Mumbai: In view of the reduction in capital expenditure by the central government, Goldman Sachs has marginally reduced its estimate of India's economic growth rate for the current and next year. The growth rate is estimated to be below seven percent. This reduction has come in view of the elections and weak consumer demand. Earlier, rating agency ICRA has also expressed apprehension that the GDP figures for the June quarter will be weak.
The economic growth rate (GDP) is estimated to be 6.70 percent in 2024 and 6.40 percent in 2025. The previous estimate for both years has been cut by 20 basis points.

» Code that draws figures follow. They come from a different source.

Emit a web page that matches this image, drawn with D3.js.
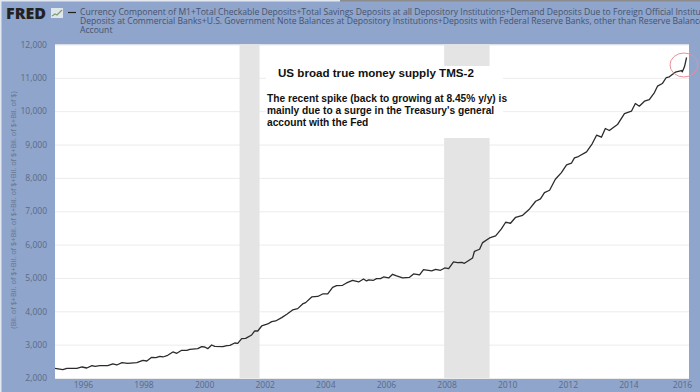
<!DOCTYPE html>
<html lang="en">
<head>
    <meta charset="UTF-8">
    <title>US broad true money supply TMS-2</title>
    <script src="https://d3js.org/d3.v7.min.js"></script>
    <style>
        html, body { margin: 0; padding: 0; background: #8fa5cb; overflow: hidden; }
        svg { display: block; }
        .tick text { font-family: "Open Sans", sans-serif; font-size: 8.5px; fill: #5b6a86; }
        .legend { font-family: "Open Sans", sans-serif; font-size: 8.6px; fill: #47536e; }
        .note { font-family: "Liberation Sans", Arial, sans-serif; font-weight: bold; fill: #111; }
    </style>
</head>
<body>
    <div id="chart"></div>
    <script>
        var w = 700;
        var h = 392;
        var margin = { top: 44.5, right: 11, bottom: 14, left: 55 };

        var years = [1995.08,1995.34,1995.47,1995.80,1995.97,1996.13,1996.30,1996.40,1996.56,1996.82,1996.99,
            1997.12,1997.29,1997.48,1997.78,1997.98,1998.11,1998.27,1998.41,1998.54,1998.64,1998.80,1998.97,
            1999.10,1999.26,1999.43,1999.53,1999.79,1999.92,2000.02,2000.12,2000.25,2000.35,2000.62,2000.75,2000.85,
            2001.01,2001.11,2001.24,2001.37,2001.57,2001.67,2001.77,2001.90,2002.10,2002.23,2002.36,2002.56,2002.73,2002.92,
            2003.09,2003.25,2003.35,2003.55,2003.75,2003.91,2004.08,2004.24,2004.37,2004.57,2004.70,2004.90,
            2005.10,2005.26,2005.36,2005.43,2005.59,2005.69,2005.82,2005.92,2006.09,2006.22,2006.35,2006.55,2006.78,2006.91,
            2007.11,2007.24,2007.51,2007.64,2007.80,2007.94,2008.07,2008.23,2008.36,2008.50,2008.59,2008.86,2008.92,
            2009.09,2009.19,2009.42,2009.62,2009.81,2009.95,2010.11,2010.28,2010.51,2010.74,2010.94,
            2011.10,2011.23,2011.40,2011.59,2011.79,2011.96,2012.12,2012.22,2012.35,2012.62,2012.81,2012.95,
            2013.11,2013.24,2013.37,2013.64,2013.87,2014.10,2014.23,2014.36,2014.53,2014.69,2014.86,2014.96,
            2015.12,2015.25,2015.35,2015.55,2015.75,2015.78,2015.85,2015.92];

        var supply = [2290,2250,2290,2290,2330,2300,2370,2350,2370,2370,2420,
            2390,2460,2440,2460,2530,2510,2620,2610,2650,2630,2680,2780,
            2740,2830,2830,2860,2880,2940,2930,2880,2990,2950,2940,2970,2980,
            3050,3040,3180,3190,3290,3410,3410,3560,3620,3690,3710,3810,3910,4040,
            4080,4220,4260,4430,4445,4520,4520,4720,4770,4780,4850,4930,
            4880,4970,4910,4940,4930,4980,4980,5030,5000,5110,5060,5000,5020,5120,
            5090,5250,5210,5260,5230,5300,5280,5480,5460,5470,5440,5600,5800,
            5860,6060,6200,6260,6470,6670,6640,6820,6880,7070,7300,
            7370,7560,7630,7960,8160,8390,8440,8600,8640,8780,9030,9280,
            9220,9480,9420,9600,9930,10000,10230,10150,10300,10350,10560,10750,
            10830,11010,11030,11170,11220,11180,11330,11610];

        var recessions = [[2001.17, 2001.83], [2007.92, 2009.42]];
        var yTicks = [2000,3000,4000,5000,6000,7000,8000,9000,10000,11000,12000];
        var xTicks = [1996,1998,2000,2002,2004,2006,2008,2010,2012,2014,2016];

        var legendLines = [
            "Currency Component of M1+Total Checkable Deposits+Total Savings Deposits at all Depository Institutions+Demand Deposits Due to Foreign Official Institutions+U.S. Government Demand",
            "Deposits at Commercial Banks+U.S. Government Note Balances at Depository Institutions+Deposits with Federal Reserve Banks, other than Reserve Balances: U.S. Treasury, General",
            "Account"
        ];
        var yLabel = "(Bil. of $+Bil. of $+Bil. of $+Bil. of $+Bil. of $+Bil. of $+Bil. of $+Bil. of $)";
        var noteTitle = "US broad true money supply TMS-2";
        var noteLines = [
            "The recent spike (back to growing at 8.45% y/y) is",
            "mainly due to a surge in the Treasury's general",
            "account with the Fed"
        ];

        var iw = w - margin.left - margin.right;
        var ih = h - margin.top - margin.bottom;

        var svg = d3.select("#chart").append("svg")
            .attr("width", w)
            .attr("height", h);

        // thin light edge of the screenshot
        svg.append("rect").attr("x", 0).attr("y", 0).attr("width", 1.5).attr("height", h).attr("fill", "#e4e8f1");
        svg.append("rect").attr("x", 0).attr("y", 0).attr("width", 340).attr("height", 1.5).attr("fill", "#e4e8f1");
        svg.append("rect").attr("x", 340).attr("y", 0).attr("width", 360).attr("height", 1.5).attr("fill", "#8d8d8d");

        var g = svg.append("g")
            .attr("transform", `translate(${margin.left},${margin.top})`);

        var xScale = d3.scaleLinear().domain([1995.08, 2016]).range([0, iw]);
        var yScale = d3.scaleLinear().domain([2000, 12000]).range([ih, 0]);

        g.append("rect")
            .attr("width", iw)
            .attr("height", ih)
            .attr("fill", "#fff");

        // grid and labels come from the axes
        var yAxis = g.append("g")
            .call(d3.axisLeft(yScale).tickValues(yTicks).tickFormat(d3.format(",")).tickSize(-iw).tickPadding(8));
        yAxis.select(".domain").remove();
        yAxis.selectAll("line").attr("stroke", "#ececec").attr("stroke-width", 1);

        g.selectAll(".recession")
            .data(recessions)
            .enter()
            .append("rect")
            .attr("class", "recession")
            .attr("x", d => xScale(d[0]))
            .attr("y", 0)
            .attr("width", d => xScale(d[1]) - xScale(d[0]))
            .attr("height", ih)
            .attr("fill", "#e4e4e4");

        var xAxis = g.append("g")
            .attr("transform", `translate(0,${ih})`)
            .call(d3.axisBottom(xScale).tickValues(xTicks).tickFormat(d3.format("d")).tickSize(0).tickPadding(4));
        xAxis.select(".domain").remove();
        xAxis.selectAll("text").filter(d => d === 2016).attr("dx", -7);

        var line = d3.line()
            .x(d => xScale(d[0]))
            .y(d => yScale(d[1]));

        g.append("path")
            .datum(d3.zip(years, supply))
            .attr("fill", "none")
            .attr("stroke", "#2b2b2b")
            .attr("stroke-width", 1.3)
            .attr("stroke-linejoin", "round")
            .attr("d", line);

        // pasted annotation box, it hides the grid and the recession band
        svg.append("rect")
            .attr("x", 266).attr("y", 66)
            .attr("width", 237).attr("height", 72)
            .attr("fill", "#fff");

        svg.append("text")
            .attr("class", "note")
            .attr("x", 278).attr("y", 77)
            .style("font-size", "11.6px")
            .text(noteTitle);

        svg.selectAll(".noteLine")
            .data(noteLines)
            .enter()
            .append("text")
            .attr("class", "note")
            .attr("x", 267)
            .attr("y", (d, i) => 102 + i * 12)
            .style("font-size", "10.2px")
            .text(d => d);

        // red circle round the last spike
        svg.append("ellipse")
            .attr("cx", 684).attr("cy", 65)
            .attr("rx", 14).attr("ry", 12)
            .attr("fill", "none")
            .attr("stroke", "#e98f9c")
            .attr("stroke-width", 1);

        // header
        svg.append("text")
            .attr("x", 6).attr("y", 18.5)
            .attr("font-family", "'Open Sans', sans-serif")
            .attr("font-weight", "800")
            .attr("font-size", "16px")
            .attr("fill", "#222")
            .text("FRED");

        var icon = svg.append("g").attr("transform", "translate(51,8)");
        icon.append("rect").attr("width", 12).attr("height", 10).attr("fill", "#dfe6ee");
        icon.append("path")
            .attr("d", "M1,8 L4,6 L6,7 L11,2")
            .attr("fill", "none").attr("stroke", "#7f9f6a").attr("stroke-width", 1.2);

        svg.append("line")
            .attr("x1", 68).attr("x2", 76)
            .attr("y1", 12.5).attr("y2", 12.5)
            .attr("stroke", "#222").attr("stroke-width", 1.2);

        svg.selectAll(".legend")
            .data(legendLines)
            .enter()
            .append("text")
            .attr("class", "legend")
            .attr("x", 80)
            .attr("y", (d, i) => 15 + i * 9)
            .text(d => d);

        svg.append("text")
            .attr("transform", "translate(16,210) rotate(-90)")
            .attr("text-anchor", "middle")
            .attr("font-family", "'Open Sans', sans-serif")
            .attr("font-size", "7.4px")
            .attr("fill", "#66758f")
            .text(yLabel);
    </script>
</body>
</html>
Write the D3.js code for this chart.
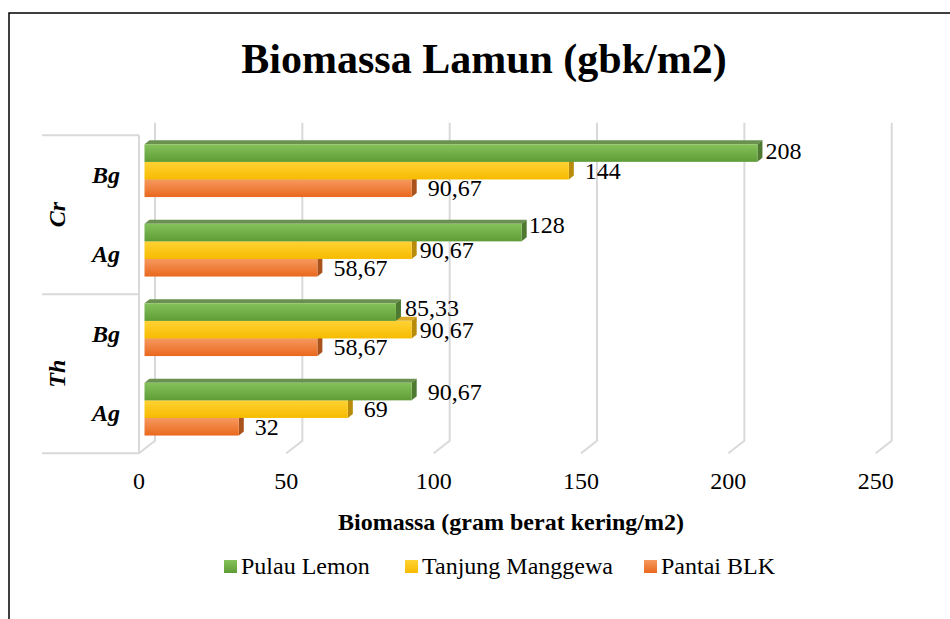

Capital expenditure by the government declined 25 per cent year-on-year in the quarter due to the Lok Sabha elections in April-June of the current year, a Goldman report said.
Keeping in mind the government's commitment to bring down the fiscal deficit to 4.50 percent of GDP in the current financial year, the growth rate estimate for 2025 has also been reduced.
Consumption growth is likely to slow as a result of RBI-imposed regulations on unsecured lending by banks, which could also impact the growth rate.
However, reduction in interest rates by the Reserve Bank may provide some support to the GDP.
Earlier, ICRA has also estimated GDP to be 6 percent for the June quarter. ICRA has made a lower estimate keeping in mind the reduction in government expenditure and weak consumer confidence. The GDP figure in the June quarter will be at a six-quarter low.
GDP stood at 7.80 percent in the March quarter. At the same time, the Finance Ministry expects the economic growth rate to be 6.50-7 percent for the current financial year.